>> Start

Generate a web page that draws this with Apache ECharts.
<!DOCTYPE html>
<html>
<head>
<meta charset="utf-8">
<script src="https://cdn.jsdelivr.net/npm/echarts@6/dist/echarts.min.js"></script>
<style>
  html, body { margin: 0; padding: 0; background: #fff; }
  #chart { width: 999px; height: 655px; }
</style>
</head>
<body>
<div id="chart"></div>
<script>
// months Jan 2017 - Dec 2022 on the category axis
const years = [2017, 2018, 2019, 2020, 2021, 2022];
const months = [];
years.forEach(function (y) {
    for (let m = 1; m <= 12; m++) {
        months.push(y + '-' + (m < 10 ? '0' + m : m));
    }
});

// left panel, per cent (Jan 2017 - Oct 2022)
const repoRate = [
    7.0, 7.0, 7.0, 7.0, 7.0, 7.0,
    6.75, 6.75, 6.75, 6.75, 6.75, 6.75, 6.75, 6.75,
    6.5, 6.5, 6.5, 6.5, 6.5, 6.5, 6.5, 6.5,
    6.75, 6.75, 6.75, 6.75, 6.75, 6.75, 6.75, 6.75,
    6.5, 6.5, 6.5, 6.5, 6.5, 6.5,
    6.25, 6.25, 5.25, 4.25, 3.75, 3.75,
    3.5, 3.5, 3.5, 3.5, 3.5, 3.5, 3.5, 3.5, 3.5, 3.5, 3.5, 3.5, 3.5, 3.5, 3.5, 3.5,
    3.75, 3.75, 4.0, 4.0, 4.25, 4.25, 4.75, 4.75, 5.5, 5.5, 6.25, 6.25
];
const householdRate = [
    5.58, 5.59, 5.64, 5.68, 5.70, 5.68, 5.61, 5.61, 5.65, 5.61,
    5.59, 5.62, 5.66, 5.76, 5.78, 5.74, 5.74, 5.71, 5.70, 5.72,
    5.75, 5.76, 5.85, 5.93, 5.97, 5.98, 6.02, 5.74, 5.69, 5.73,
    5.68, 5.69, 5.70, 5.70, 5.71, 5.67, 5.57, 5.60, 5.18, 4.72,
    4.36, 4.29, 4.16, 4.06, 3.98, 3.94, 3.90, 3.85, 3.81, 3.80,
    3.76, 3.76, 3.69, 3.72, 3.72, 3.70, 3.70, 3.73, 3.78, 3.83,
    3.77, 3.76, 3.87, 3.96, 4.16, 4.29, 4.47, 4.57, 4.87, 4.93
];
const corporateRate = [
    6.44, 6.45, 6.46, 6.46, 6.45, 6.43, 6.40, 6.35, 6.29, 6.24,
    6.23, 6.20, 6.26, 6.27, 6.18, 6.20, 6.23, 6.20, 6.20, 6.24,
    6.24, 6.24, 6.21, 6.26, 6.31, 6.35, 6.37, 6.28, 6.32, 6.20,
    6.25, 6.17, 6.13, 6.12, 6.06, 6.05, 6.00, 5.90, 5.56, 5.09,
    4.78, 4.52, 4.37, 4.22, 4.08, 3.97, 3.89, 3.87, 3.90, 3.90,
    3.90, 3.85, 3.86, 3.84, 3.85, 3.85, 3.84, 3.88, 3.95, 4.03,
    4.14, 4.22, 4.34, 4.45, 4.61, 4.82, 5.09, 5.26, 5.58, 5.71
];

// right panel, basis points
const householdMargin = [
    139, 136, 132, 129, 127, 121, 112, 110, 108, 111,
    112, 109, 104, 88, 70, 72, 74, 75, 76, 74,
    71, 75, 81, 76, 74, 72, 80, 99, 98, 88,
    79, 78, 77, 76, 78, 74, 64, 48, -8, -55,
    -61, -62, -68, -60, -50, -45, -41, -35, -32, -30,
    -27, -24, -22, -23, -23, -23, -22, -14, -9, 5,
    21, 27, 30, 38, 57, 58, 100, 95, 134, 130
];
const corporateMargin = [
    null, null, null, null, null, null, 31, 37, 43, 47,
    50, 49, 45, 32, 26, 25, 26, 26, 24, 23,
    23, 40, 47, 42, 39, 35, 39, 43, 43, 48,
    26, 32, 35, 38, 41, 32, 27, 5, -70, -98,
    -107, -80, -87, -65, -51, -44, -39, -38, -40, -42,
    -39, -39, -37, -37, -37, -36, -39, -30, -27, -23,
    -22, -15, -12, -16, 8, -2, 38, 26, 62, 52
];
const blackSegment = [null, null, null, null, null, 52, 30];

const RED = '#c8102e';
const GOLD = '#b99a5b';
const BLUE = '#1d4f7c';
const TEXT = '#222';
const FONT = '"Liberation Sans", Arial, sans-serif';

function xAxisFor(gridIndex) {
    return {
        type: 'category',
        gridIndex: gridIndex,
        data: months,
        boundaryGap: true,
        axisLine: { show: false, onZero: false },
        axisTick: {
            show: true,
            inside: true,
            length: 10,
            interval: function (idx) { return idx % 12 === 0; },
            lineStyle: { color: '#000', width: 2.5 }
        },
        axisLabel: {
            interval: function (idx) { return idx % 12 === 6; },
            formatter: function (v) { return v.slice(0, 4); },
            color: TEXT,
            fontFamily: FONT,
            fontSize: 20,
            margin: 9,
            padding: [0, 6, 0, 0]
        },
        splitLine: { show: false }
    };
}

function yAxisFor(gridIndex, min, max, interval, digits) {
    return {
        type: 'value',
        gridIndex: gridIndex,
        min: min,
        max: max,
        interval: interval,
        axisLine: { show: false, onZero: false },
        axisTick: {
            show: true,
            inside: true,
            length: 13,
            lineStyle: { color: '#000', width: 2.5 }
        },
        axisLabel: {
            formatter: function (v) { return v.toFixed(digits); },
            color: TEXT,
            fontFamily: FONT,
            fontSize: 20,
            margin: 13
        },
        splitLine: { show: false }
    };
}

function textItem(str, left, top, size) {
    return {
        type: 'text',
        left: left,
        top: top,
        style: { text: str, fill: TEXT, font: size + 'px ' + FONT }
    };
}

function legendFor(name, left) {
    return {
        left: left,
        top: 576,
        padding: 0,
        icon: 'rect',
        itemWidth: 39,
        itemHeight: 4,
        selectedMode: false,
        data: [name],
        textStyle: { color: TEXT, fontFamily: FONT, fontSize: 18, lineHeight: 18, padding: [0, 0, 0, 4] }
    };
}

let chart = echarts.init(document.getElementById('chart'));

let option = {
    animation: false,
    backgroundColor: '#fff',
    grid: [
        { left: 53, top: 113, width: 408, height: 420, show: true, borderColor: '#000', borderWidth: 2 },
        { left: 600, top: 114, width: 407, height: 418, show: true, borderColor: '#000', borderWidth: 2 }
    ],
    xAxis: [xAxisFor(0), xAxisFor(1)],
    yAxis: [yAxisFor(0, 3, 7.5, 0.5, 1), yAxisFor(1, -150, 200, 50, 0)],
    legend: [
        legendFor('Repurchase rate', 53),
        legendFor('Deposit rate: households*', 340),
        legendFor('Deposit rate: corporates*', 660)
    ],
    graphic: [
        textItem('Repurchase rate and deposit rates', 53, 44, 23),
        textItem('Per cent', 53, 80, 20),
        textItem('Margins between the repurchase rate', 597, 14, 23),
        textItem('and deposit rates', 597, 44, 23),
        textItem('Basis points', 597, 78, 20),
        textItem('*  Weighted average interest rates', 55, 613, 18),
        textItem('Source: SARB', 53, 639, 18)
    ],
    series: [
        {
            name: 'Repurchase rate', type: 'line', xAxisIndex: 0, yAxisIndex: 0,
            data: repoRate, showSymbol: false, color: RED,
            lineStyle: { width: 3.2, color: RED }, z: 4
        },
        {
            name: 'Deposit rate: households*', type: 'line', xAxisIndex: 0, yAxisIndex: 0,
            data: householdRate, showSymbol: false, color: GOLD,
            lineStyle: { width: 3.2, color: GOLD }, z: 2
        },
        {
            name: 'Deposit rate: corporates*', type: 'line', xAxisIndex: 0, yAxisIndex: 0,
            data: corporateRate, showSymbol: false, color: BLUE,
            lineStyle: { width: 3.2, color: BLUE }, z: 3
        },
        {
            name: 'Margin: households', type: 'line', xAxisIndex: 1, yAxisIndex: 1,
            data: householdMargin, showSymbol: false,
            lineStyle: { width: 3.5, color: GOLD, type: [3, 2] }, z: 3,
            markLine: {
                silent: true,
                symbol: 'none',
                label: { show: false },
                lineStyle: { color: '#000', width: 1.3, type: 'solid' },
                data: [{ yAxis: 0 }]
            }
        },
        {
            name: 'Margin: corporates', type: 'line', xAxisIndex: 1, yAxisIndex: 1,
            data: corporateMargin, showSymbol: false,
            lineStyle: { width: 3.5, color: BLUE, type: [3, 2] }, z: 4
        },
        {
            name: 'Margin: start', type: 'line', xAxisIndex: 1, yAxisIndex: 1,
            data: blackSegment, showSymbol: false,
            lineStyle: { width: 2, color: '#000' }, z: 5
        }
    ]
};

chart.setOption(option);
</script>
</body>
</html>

>> End
>> Start

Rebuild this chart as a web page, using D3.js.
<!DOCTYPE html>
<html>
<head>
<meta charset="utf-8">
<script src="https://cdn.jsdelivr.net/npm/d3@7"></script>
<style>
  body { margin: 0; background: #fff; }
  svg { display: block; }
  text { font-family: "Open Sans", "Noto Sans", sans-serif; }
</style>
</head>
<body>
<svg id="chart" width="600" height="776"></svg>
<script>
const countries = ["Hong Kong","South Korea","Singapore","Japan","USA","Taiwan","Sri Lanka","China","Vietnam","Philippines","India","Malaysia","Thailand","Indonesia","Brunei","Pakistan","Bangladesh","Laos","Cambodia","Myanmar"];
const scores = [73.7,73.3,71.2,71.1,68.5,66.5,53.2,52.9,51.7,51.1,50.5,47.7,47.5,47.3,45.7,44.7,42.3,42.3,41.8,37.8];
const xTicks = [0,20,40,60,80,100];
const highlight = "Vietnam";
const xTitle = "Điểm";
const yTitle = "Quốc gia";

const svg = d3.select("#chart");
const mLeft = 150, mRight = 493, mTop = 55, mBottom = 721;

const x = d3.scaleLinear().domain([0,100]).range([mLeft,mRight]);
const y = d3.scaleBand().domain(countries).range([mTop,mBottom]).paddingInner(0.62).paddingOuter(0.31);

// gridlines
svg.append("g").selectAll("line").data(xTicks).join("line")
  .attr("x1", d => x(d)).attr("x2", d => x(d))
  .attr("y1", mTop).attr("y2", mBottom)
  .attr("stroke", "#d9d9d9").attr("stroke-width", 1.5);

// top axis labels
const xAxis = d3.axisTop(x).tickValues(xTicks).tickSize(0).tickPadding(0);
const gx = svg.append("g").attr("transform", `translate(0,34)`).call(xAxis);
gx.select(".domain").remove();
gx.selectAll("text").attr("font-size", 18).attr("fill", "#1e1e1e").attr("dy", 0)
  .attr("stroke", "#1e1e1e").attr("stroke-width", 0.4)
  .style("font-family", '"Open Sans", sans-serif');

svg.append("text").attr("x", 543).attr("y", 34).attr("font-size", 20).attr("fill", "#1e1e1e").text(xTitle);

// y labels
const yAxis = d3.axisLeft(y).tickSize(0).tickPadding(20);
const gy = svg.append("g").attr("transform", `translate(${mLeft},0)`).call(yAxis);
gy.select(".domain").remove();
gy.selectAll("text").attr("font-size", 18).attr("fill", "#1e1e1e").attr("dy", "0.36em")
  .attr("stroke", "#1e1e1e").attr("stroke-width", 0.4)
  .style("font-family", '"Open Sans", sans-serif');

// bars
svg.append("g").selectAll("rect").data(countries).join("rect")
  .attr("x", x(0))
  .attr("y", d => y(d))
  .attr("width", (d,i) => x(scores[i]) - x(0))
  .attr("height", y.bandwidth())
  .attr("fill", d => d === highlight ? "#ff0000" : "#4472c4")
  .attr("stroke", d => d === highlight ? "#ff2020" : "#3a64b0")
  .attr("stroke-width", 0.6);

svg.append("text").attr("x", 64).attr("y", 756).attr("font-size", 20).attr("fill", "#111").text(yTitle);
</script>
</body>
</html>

>> End

▶ **Task instructions**: Copy each line of the listing that includes "page".

▶ **Result**:
Generate a web page that draws this with Apache ECharts.
Rebuild this chart as a web page, using D3.js.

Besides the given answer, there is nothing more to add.